JOB |
Leaving out the pictures, retype all the material exactly.
----
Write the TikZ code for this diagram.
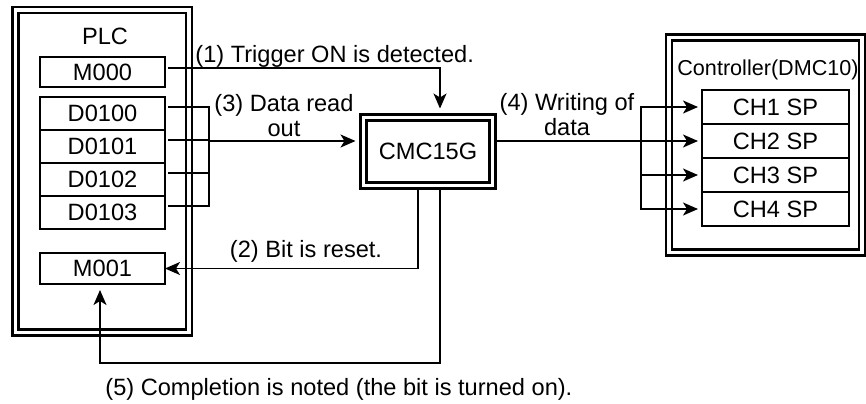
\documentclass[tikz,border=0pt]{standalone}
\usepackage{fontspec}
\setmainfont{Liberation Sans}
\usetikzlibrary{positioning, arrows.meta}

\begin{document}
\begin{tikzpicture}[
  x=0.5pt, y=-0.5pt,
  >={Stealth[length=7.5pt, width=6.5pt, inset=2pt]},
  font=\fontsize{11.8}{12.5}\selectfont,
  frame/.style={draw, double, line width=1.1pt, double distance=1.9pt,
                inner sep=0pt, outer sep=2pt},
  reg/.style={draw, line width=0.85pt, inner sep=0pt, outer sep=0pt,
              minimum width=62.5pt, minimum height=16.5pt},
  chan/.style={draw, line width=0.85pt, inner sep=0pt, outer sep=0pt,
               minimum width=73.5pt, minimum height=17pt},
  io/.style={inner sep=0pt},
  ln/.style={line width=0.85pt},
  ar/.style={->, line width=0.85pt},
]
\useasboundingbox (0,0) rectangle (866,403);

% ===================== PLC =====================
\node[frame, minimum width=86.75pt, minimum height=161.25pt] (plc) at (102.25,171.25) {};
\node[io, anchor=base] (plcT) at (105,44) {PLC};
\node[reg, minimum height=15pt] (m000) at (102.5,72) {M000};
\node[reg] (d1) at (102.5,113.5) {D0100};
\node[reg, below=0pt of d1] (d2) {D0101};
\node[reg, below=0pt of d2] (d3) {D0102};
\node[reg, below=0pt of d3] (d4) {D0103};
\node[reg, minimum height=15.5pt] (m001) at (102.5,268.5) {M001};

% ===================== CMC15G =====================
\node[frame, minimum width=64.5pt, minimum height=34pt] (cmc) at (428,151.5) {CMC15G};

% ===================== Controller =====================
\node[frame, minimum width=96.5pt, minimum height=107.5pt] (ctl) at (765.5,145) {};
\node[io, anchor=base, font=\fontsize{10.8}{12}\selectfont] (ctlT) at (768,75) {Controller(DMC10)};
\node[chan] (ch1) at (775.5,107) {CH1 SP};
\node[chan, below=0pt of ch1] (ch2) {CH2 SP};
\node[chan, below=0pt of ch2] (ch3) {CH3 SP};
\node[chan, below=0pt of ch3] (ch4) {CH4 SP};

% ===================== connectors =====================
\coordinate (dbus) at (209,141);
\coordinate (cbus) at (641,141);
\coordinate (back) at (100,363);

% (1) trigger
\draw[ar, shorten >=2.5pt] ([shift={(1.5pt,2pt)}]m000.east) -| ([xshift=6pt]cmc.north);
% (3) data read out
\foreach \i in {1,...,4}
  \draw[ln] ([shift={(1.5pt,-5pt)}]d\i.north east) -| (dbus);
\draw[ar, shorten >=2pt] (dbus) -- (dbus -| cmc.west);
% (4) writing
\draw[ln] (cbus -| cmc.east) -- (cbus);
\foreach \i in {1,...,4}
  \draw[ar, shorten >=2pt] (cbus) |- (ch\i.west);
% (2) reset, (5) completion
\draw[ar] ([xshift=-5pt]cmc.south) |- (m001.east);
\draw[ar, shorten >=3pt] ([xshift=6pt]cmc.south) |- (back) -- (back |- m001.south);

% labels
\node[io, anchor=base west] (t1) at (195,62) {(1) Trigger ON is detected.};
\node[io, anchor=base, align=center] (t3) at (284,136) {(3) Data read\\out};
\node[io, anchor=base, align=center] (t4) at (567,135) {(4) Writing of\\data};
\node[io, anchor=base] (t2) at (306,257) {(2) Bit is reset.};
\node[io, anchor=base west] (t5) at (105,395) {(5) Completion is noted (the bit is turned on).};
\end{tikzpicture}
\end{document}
----
FINAL RESULT |
Write the TikZ code for this diagram.
\documentclass[tikz,border=0pt]{standalone}
\usepackage{fontspec}
\setmainfont{Liberation Sans}
\usetikzlibrary{positioning, arrows.meta}

\begin{document}
\begin{tikzpicture}[
  x=0.5pt, y=-0.5pt,
  >={Stealth[length=7.5pt, width=6.5pt, inset=2pt]},
  font=\fontsize{11.8}{12.5}\selectfont,
  frame/.style={draw, double, line width=1.1pt, double distance=1.9pt,
                inner sep=0pt, outer sep=2pt},
  reg/.style={draw, line width=0.85pt, inner sep=0pt, outer sep=0pt,
              minimum width=62.5pt, minimum height=16.5pt},
  chan/.style={draw, line width=0.85pt, inner sep=0pt, outer sep=0pt,
               minimum width=73.5pt, minimum height=17pt},
  io/.style={inner sep=0pt},
  ln/.style={line width=0.85pt},
  ar/.style={->, line width=0.85pt},
]
\useasboundingbox (0,0) rectangle (866,403);

% ===================== PLC =====================
\node[frame, minimum width=86.75pt, minimum height=161.25pt] (plc) at (102.25,171.25) {};
\node[io, anchor=base] (plcT) at (105,44) {PLC};
\node[reg, minimum height=15pt] (m000) at (102.5,72) {M000};
\node[reg] (d1) at (102.5,113.5) {D0100};
\node[reg, below=0pt of d1] (d2) {D0101};
\node[reg, below=0pt of d2] (d3) {D0102};
\node[reg, below=0pt of d3] (d4) {D0103};
\node[reg, minimum height=15.5pt] (m001) at (102.5,268.5) {M001};

% ===================== CMC15G =====================
\node[frame, minimum width=64.5pt, minimum height=34pt] (cmc) at (428,151.5) {CMC15G};

% ===================== Controller =====================
\node[frame, minimum width=96.5pt, minimum height=107.5pt] (ctl) at (765.5,145) {};
\node[io, anchor=base, font=\fontsize{10.8}{12}\selectfont] (ctlT) at (768,75) {Controller(DMC10)};
\node[chan] (ch1) at (775.5,107) {CH1 SP};
\node[chan, below=0pt of ch1] (ch2) {CH2 SP};
\node[chan, below=0pt of ch2] (ch3) {CH3 SP};
\node[chan, below=0pt of ch3] (ch4) {CH4 SP};

% ===================== connectors =====================
\coordinate (dbus) at (209,141);
\coordinate (cbus) at (641,141);
\coordinate (back) at (100,363);

% (1) trigger
\draw[ar, shorten >=2.5pt] ([shift={(1.5pt,2pt)}]m000.east) -| ([xshift=6pt]cmc.north);
% (3) data read out
\foreach \i in {1,...,4}
  \draw[ln] ([shift={(1.5pt,-5pt)}]d\i.north east) -| (dbus);
\draw[ar, shorten >=2pt] (dbus) -- (dbus -| cmc.west);
% (4) writing
\draw[ln] (cbus -| cmc.east) -- (cbus);
\foreach \i in {1,...,4}
  \draw[ar, shorten >=2pt] (cbus) |- (ch\i.west);
% (2) reset, (5) completion
\draw[ar] ([xshift=-5pt]cmc.south) |- (m001.east);
\draw[ar, shorten >=3pt] ([xshift=6pt]cmc.south) |- (back) -- (back |- m001.south);

% labels
\node[io, anchor=base west] (t1) at (195,62) {(1) Trigger ON is detected.};
\node[io, anchor=base, align=center] (t3) at (284,136) {(3) Data read\\out};
\node[io, anchor=base, align=center] (t4) at (567,135) {(4) Writing of\\data};
\node[io, anchor=base] (t2) at (306,257) {(2) Bit is reset.};
\node[io, anchor=base west] (t5) at (105,395) {(5) Completion is noted (the bit is turned on).};
\end{tikzpicture}
\end{document}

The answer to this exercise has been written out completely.